Немного истории. Небезызвестные нам символисты, такие, как Андрей Белый и Федор Сологуб, считали, что о вечном следует говорить языком реализма. Конечно, в этом смысле они не являлись первооткрывателями и сами это признавали. Взять в качестве примера хотя бы народные сказки из сборника Афанасьева. Ведь наряду с занимательностью они всегда несут в себе какую-то глубокую народную мысль. В этом отношении С.Н.Есин поступил по-символистски. Правда, внешней оболочкой своего мыслительного романа он избрал язык фактов и документов. Что характерно: здесь он прибегает даже не к цитатам, а к цитатам Ленина — из Ленина.
Уже сама смелость подхода, как мне кажется, может извинить автору все неровности в романе. Ведь в выстраивании образного ряда Есин ограничен и должен опираться на те материалы, которые существуют и многим давно известны. Тем не менее, автор умело справляется с самому себе поставленной задачей. Читаешь его «логически оно скруглено, как яблоко» о марксовом учении — и живо начинаешь представлять себе концепции великого материалиста, которые вслед за тем тут же и приводятся в романе. Не могу не пробежать мимо некоторых других живых фраз, наличествующих в романе: «Драка — это вообще мужское занятие!» (о жизни) или - о закрытии в 1882-м году однлй антиправительственной газеты: «Не понравилось изданьице, сочли щекотливым, собрались вечером за коньячком или преферансом сиятельные министры и — закрылись!»Согласитесь, описанное живо и образно!

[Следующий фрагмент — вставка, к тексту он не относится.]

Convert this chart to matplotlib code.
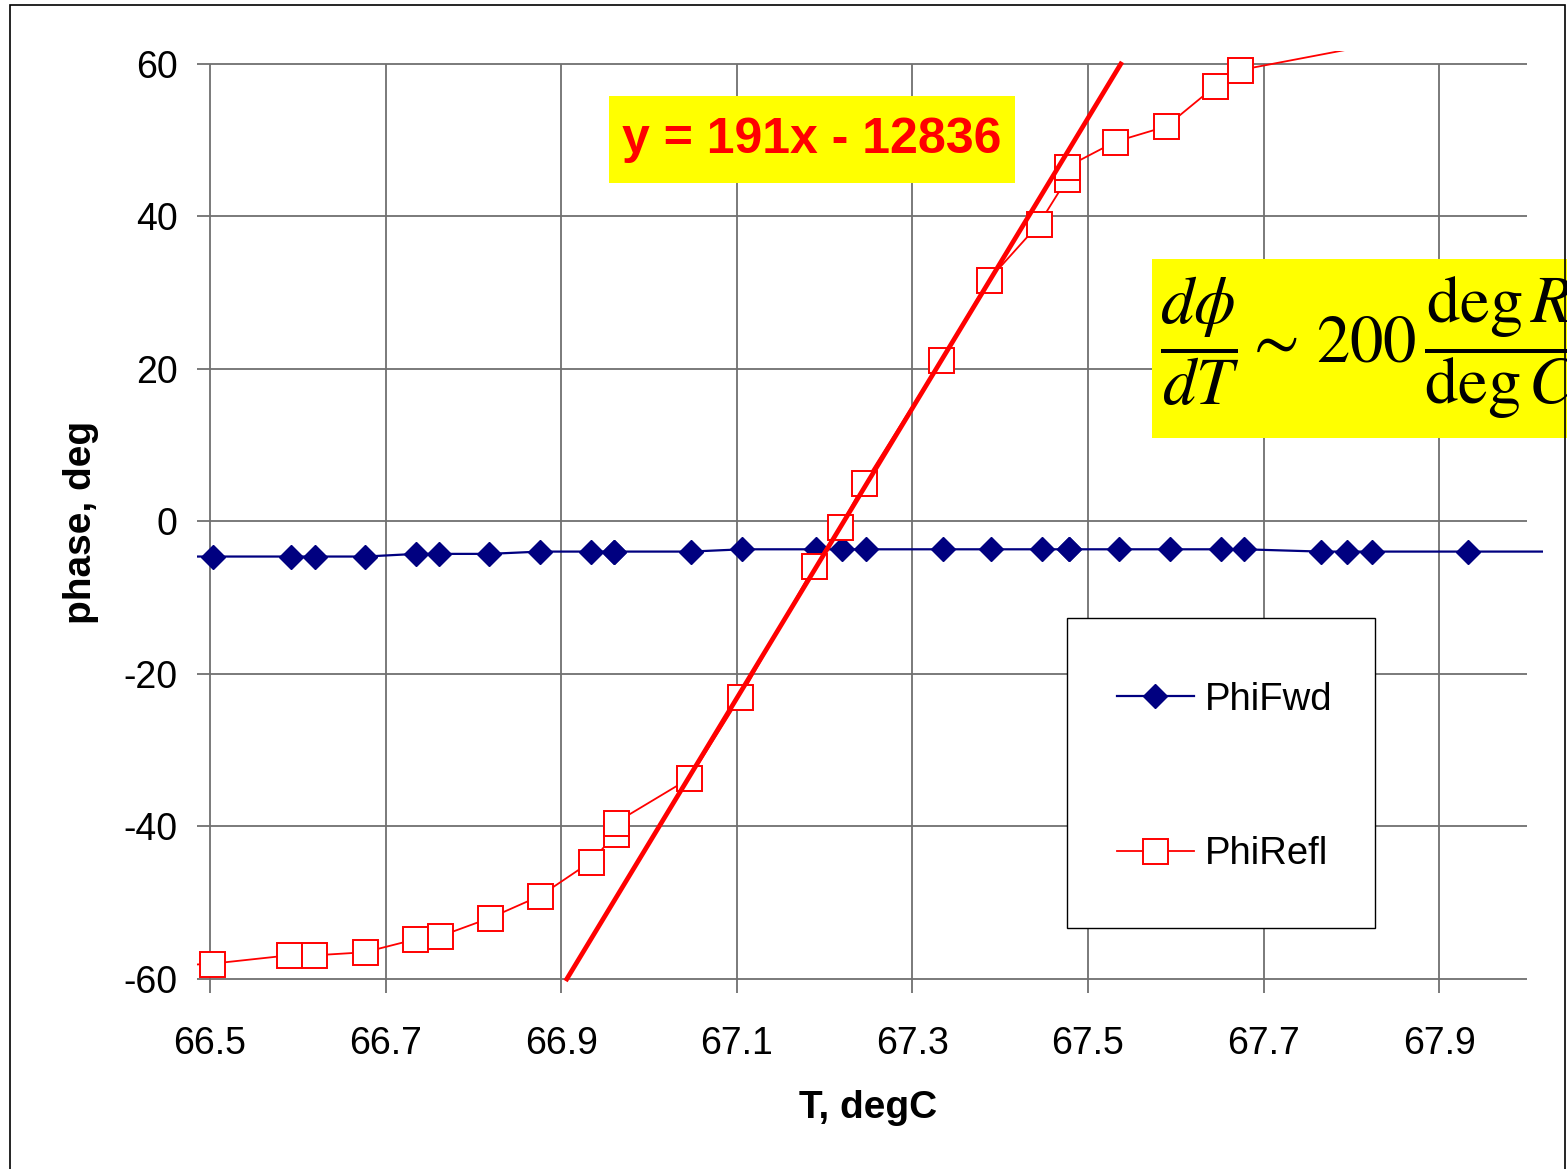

Как мне кажется, ленинский монолог в качестве основы всего романа С.Н.Есиным избран не случайно. Этим автор нам словно бы говорит: только входя столь глубоко в положение исторического деятеля, можно мыслить исторически.
Конечно, несмотря на то, что в романе многое опирается на документы и даже сопровождается цитатами, образ героя не имеет полной связи с реально существовавшим вождем революции. Нет, он, конечно, на него многим похож. Но когда читаешь роман, то невольно складывается ощущение, что на тебя зорким взглядом смотрит еще и автор произведения и тихо с тобой разговаривает. Взять хотя бы такую фразу: «Я вообще люблю писать, макать перо в чернила, люблю бумагу, мысли, бегущие одна за другой, мне это доставляет физиологическое удовольствие!» Реальный Ленин, как известно, не отвлекался на такого рода подробности, он всегда глядел в одну точку. Он даже об авторе «Феноменологии духа» говорил: «Стараюсь читать Гегеля только материалистически!» С литературой же у него вообще имелись свои счеты: он считал, что она должна служить только делу революции.

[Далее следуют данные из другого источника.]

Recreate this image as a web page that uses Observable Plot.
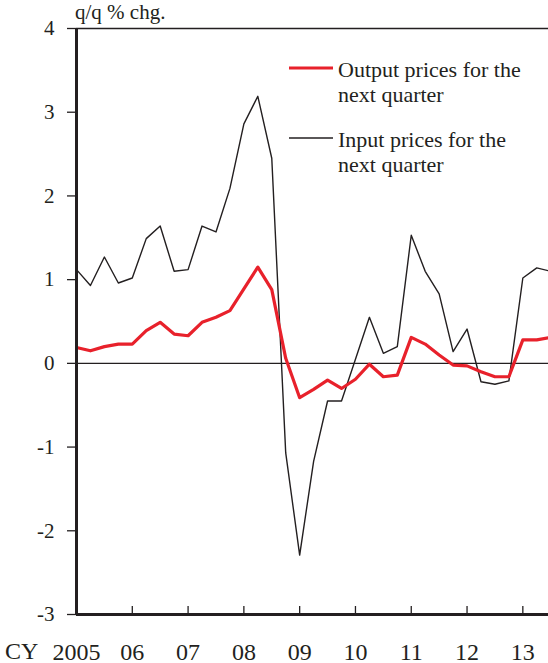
<!DOCTYPE html>
<html><head><meta charset="utf-8">
<script src="https://cdn.jsdelivr.net/npm/d3@7"></script>
<script src="https://cdn.jsdelivr.net/npm/@observablehq/plot@0.6"></script>
<style>body{margin:0;background:#fff} svg{display:block}</style>
</head><body><div id="chart"></div>
<script>
const quarters = [
  "2005Q1","2005Q2","2005Q3","2005Q4","2006Q1","2006Q2","2006Q3","2006Q4",
  "2007Q1","2007Q2","2007Q3","2007Q4","2008Q1","2008Q2","2008Q3","2008Q4",
  "2009Q1","2009Q2","2009Q3","2009Q4","2010Q1","2010Q2","2010Q3","2010Q4",
  "2011Q1","2011Q2","2011Q3","2011Q4","2012Q1","2012Q2","2012Q3","2012Q4",
  "2013Q1","2013Q2","2013Q3"
];
const outputPrices = [
  0.19,0.15,0.20,0.23,0.23,0.39,0.49,0.35,
  0.33,0.49,0.55,0.63,0.89,1.15,0.88,0.06,
  -0.41,-0.31,-0.20,-0.30,-0.19,-0.01,-0.16,-0.14,
  0.31,0.23,0.10,-0.02,-0.03,-0.10,-0.16,-0.16,
  0.28,0.28,0.31
];
const inputPrices = [
  1.12,0.93,1.27,0.96,1.02,1.49,1.64,1.10,
  1.12,1.64,1.57,2.09,2.86,3.19,2.45,-1.07,
  -2.29,-1.17,-0.45,-0.45,0.05,0.55,0.12,0.20,
  1.53,1.10,0.83,0.14,0.41,-0.22,-0.25,-0.21,
  1.02,1.14,1.10
];
const yTicks = [-3,-2,-1,0,1,2,3,4];
const xTickYears = [2005,2006,2007,2008,2009,2010,2011,2012,2013];
const xTickLabels = ["2005","06","07","08","09","10","11","12","13"];
const seriesNames = ["Output prices for the\nnext quarter","Input prices for the\nnext quarter"];
const titleText = "q/q % chg.";
const prefixText = "CY";

const ink = "#231f20";
const red = "#e8212b";
const font = "'Liberation Serif', 'Times New Roman', serif";

const rows = quarters.map((q, i) => ({
  t: +q.slice(0,4) + (+q.slice(5) - 1) / 4,
  output: outputPrices[i],
  input: inputPrices[i]
}));
const labelOf = new Map(xTickYears.map((y, i) => [y, xTickLabels[i]]));

const H = 663, mT = 28, mB = 49;
const tickLen = 8 * 7 / (H - mT - mB);

const svg = Plot.plot({
  width: 548, height: H,
  marginTop: mT, marginBottom: mB, marginLeft: 76, marginRight: 0,
  style: {fontFamily: font, color: ink, background: "#fff", overflow: "visible"},
  x: {domain: [2005, 2013.46], label: null},
  y: {domain: [-3, 4], label: null},
  marks: [
    Plot.ruleY([0, 4], {stroke: ink, strokeWidth: 1.3}),
    Plot.line(rows, {x: "t", y: "input", stroke: ink, strokeWidth: 1.4, clip: true}),
    Plot.line(rows, {x: "t", y: "output", stroke: red, strokeWidth: 3.2, clip: true}),
    Plot.ruleX(xTickYears.slice(1), {x: d => d, y1: -3, y2: -3 + tickLen, stroke: ink, strokeWidth: 1.3}),
    Plot.ruleX([2005], {stroke: ink, strokeWidth: 3}),
    Plot.ruleY([-3], {stroke: ink, strokeWidth: 3}),
    Plot.axisY({ticks: yTicks, tickSize: 9, tickPadding: 13, fontSize: 21, tickFormat: d => String(d), label: null, stroke: ink, strokeWidth: 1.3}),
    Plot.axisX({ticks: xTickYears, tickSize: 0, tickPadding: 28, fontSize: 24, tickFormat: d => labelOf.get(d), label: null})
  ]
});

const s = d3.select(svg);
s.append("text").attr("x", 75).attr("y", 19).attr("font-size", 21).attr("text-anchor", "start")
  .attr("fill", ink).attr("font-family", font).text(titleText);
s.append("text").attr("x", 5).attr("y", 659).attr("font-size", 24).attr("text-anchor", "start")
  .attr("fill", ink).attr("font-family", font).text(prefixText);

const legend = [
  {color: red, width: 3.2, y: 68},
  {color: ink, width: 1.4, y: 138}
];
legend.forEach((L, i) => {
  const g = s.append("g");
  g.append("line").attr("x1", 289).attr("x2", 333).attr("y1", L.y).attr("y2", L.y)
    .attr("stroke", L.color).attr("stroke-width", L.width);
  const t = g.append("text").attr("font-size", 22).attr("text-anchor", "start")
    .attr("fill", ink).attr("font-family", font);
  seriesNames[i].split("\n").forEach((line, j) => {
    t.append("tspan").attr("x", 338).attr("y", L.y + 9 + j * 24.5).text(line);
  });
});

document.getElementById("chart").append(svg);
</script>
</body></html>
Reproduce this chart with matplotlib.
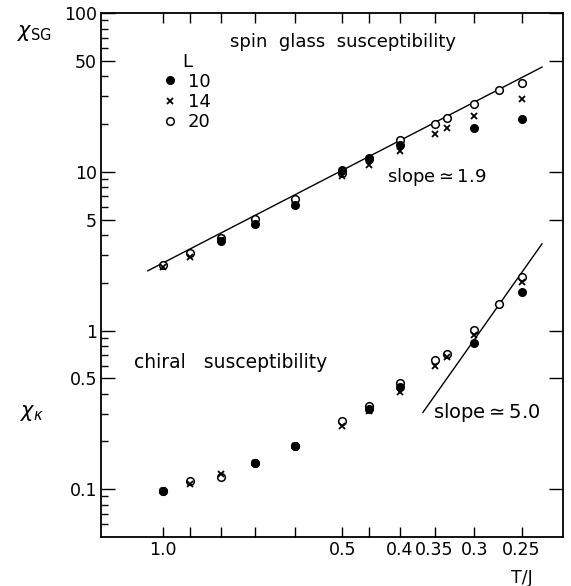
import matplotlib
matplotlib.use('Agg')
import matplotlib.pyplot as plt
from matplotlib.ticker import FixedLocator, FixedFormatter, LogLocator, NullFormatter

# spin glass susceptibility, by lattice size L
T_sg_20 = [1.0, 0.9, 0.8, 0.7, 0.6, 0.5, 0.45, 0.4, 0.35, 0.333, 0.3, 0.273, 0.25]
chi_sg_20 = [2.6, 3.1, 3.85, 5.06, 6.76, 9.9, 12.0, 15.9, 20.0, 21.9, 26.8, 32.8, 36.3]
T_sg_14 = [1.0, 0.9, 0.8, 0.7, 0.6, 0.5, 0.45, 0.4, 0.35, 0.333, 0.3, 0.25]
chi_sg_14 = [2.5, 2.92, 3.7, 4.7, 6.2, 9.4, 11.1, 13.6, 17.3, 18.9, 22.5, 28.8]
T_sg_10 = [0.8, 0.7, 0.6, 0.5, 0.45, 0.4, 0.3, 0.25]
chi_sg_10 = [3.68, 4.7, 6.2, 10.3, 12.2, 14.8, 18.9, 21.5]

# chiral susceptibility
T_ch_20 = [1.0, 0.9, 0.8, 0.7, 0.6, 0.5, 0.45, 0.4, 0.35, 0.333, 0.3, 0.273, 0.25]
chi_ch_20 = [0.098, 0.112, 0.120, 0.147, 0.188, 0.268, 0.333, 0.465, 0.65, 0.716, 1.01, 1.46, 2.19]
T_ch_14 = [1.0, 0.9, 0.8, 0.7, 0.6, 0.5, 0.45, 0.4, 0.35, 0.333, 0.3, 0.25]
chi_ch_14 = [0.097, 0.108, 0.125, 0.146, 0.186, 0.252, 0.31, 0.41, 0.6, 0.68, 0.94, 2.03]
T_ch_10 = [1.0, 0.7, 0.6, 0.45, 0.4, 0.3, 0.25]
chi_ch_10 = [0.097, 0.146, 0.186, 0.32, 0.44, 0.84, 1.74]

# power-law guide lines (end points)
sg_fit_T = [1.06, 0.231]
sg_fit_chi = [2.38, 45.7]
ch_fit_T = [0.366, 0.231]
ch_fit_chi = [0.305, 3.52]

x_ticks = [1.0, 0.5, 0.4, 0.35, 0.3, 0.25]
x_ticklabels = ['1.0', '0.5', '0.4', '0.35', '0.3', '0.25']
x_minor = [0.9, 0.8, 0.7, 0.6, 0.45]
y_ticks = [0.1, 0.5, 1, 5, 10, 50, 100]
y_ticklabels = ['0.1', '0.5', '1', '5', '10', '50', '100']

fig = plt.figure(figsize=(5.71, 5.86), dpi=100)
ax = fig.add_axes([0.177, 0.0836, 0.809, 0.894])

ax.plot(sg_fit_T, sg_fit_chi, color='black', lw=1.0, zorder=1)
ax.plot(ch_fit_T, ch_fit_chi, color='black', lw=1.0, zorder=1)

ms = 5.5
kw20 = dict(ls='none', marker='o', ms=ms, mfc='white', mec='black', mew=1.1, zorder=2)
kw14 = dict(ls='none', marker='x', ms=ms - 1, color='black', mew=1.3, zorder=3)
kw10 = dict(ls='none', marker='o', ms=ms, mfc='black', mec='black', zorder=4)

h20, = ax.plot(T_sg_20, chi_sg_20, label='20', **kw20)
h14, = ax.plot(T_sg_14, chi_sg_14, label='14', **kw14)
h10, = ax.plot(T_sg_10, chi_sg_10, label='10', **kw10)
ax.plot(T_ch_20, chi_ch_20, **kw20)
ax.plot(T_ch_14, chi_ch_14, **kw14)
ax.plot(T_ch_10, chi_ch_10, **kw10)

ax.set_xscale('log')
ax.set_yscale('log')
ax.set_xlim(1.27, 0.213)
ax.set_ylim(0.05, 100)

ax.xaxis.set_major_locator(FixedLocator(x_ticks))
ax.xaxis.set_major_formatter(FixedFormatter(x_ticklabels))
ax.xaxis.set_minor_locator(FixedLocator(x_minor))
ax.xaxis.set_minor_formatter(NullFormatter())
ax.yaxis.set_major_locator(FixedLocator(y_ticks))
ax.yaxis.set_major_formatter(FixedFormatter(y_ticklabels))
ax.yaxis.set_minor_locator(LogLocator(base=10, subs=[2, 3, 4, 6, 7, 8, 9]))
ax.yaxis.set_minor_formatter(NullFormatter())

ax.tick_params(axis='both', which='both', direction='in', labelsize=12.5,
               top=True, width=1.0)
ax.tick_params(axis='x', which='both', length=7, pad=3)
ax.tick_params(axis='y', which='major', length=10, right=True, pad=3)
ax.tick_params(axis='y', which='minor', length=5, right=False)
for s in ax.spines.values():
    s.set_linewidth(1.3)

ax.legend(handles=[h10, h14, h20], title='L', loc='upper left',
          bbox_to_anchor=(0.115, 0.942), frameon=False, fontsize=13,
          title_fontsize=13, handlelength=0.8, handletextpad=0.55,
          labelspacing=0.12, borderpad=0)

ax.text(0.524, 0.945, 'spin  glass  susceptibility', transform=ax.transAxes,
        ha='center', va='center', fontsize=13)
ax.text(0.727, 0.687, r'slope$\simeq$1.9', transform=ax.transAxes,
        ha='center', va='center', fontsize=13)
ax.text(0.281, 0.334, 'chiral   susceptibility', transform=ax.transAxes,
        ha='center', va='center', fontsize=13.5)
ax.text(0.835, 0.237, r'slope$\simeq$5.0', transform=ax.transAxes,
        ha='center', va='center', fontsize=14)

fig.text(0.03, 0.944, r'$\chi_{\rm SG}$', ha='left', va='center', fontsize=15)
fig.text(0.035, 0.295, r'$\chi_{\kappa}$', ha='left', va='center', fontsize=15)
fig.text(0.914, 0.0137, 'T/J', ha='center', va='center', fontsize=12.5)

fig.savefig('out.png', dpi=100, facecolor='white')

Есинский же Ленин смотрит на все, что его окружает, глазами писателя. Каждый предмет, каждая точка так и просится у него на описание. Для этого он часто пользуется известным приемом остранения. Причина, по которой Есин к подобному прибегает, для меня понятна и очевидна: этим самым он меня как читателя вызывает на диалог. Этот вызов дополняется бесконечными высказываниями-отступлениями вроде следующего: интересно, мол, было бы узнать, как на это посмотрят те-то и те-то. Также автор пользуется приемом узнавания. Есинский Ленин постоянно произносит свои известные, уже давно ставшие афоризмами выражения и противопоставляет им то, что говорилось и думалось в действительности. Дальше — больше. Сопоставляя реального Ленина с мифологизированным, мы словно читаем самих себя, пытаясь угадать, что в нас есть от Ленина. И заново, отстраняясь от догматического марксизма, переживаем идеи автора «Коммунистического Манифеста», думаем о том, как их можно к сегодняшней жизни применить. А затем, погружасяь вместе с Есиным и Лениным в крестьянскую бедноту дореволюционного времени, все больше и больше начинаем понимать, что нет никакого резона возвращаться в ту «Россию, которую мы потеряли».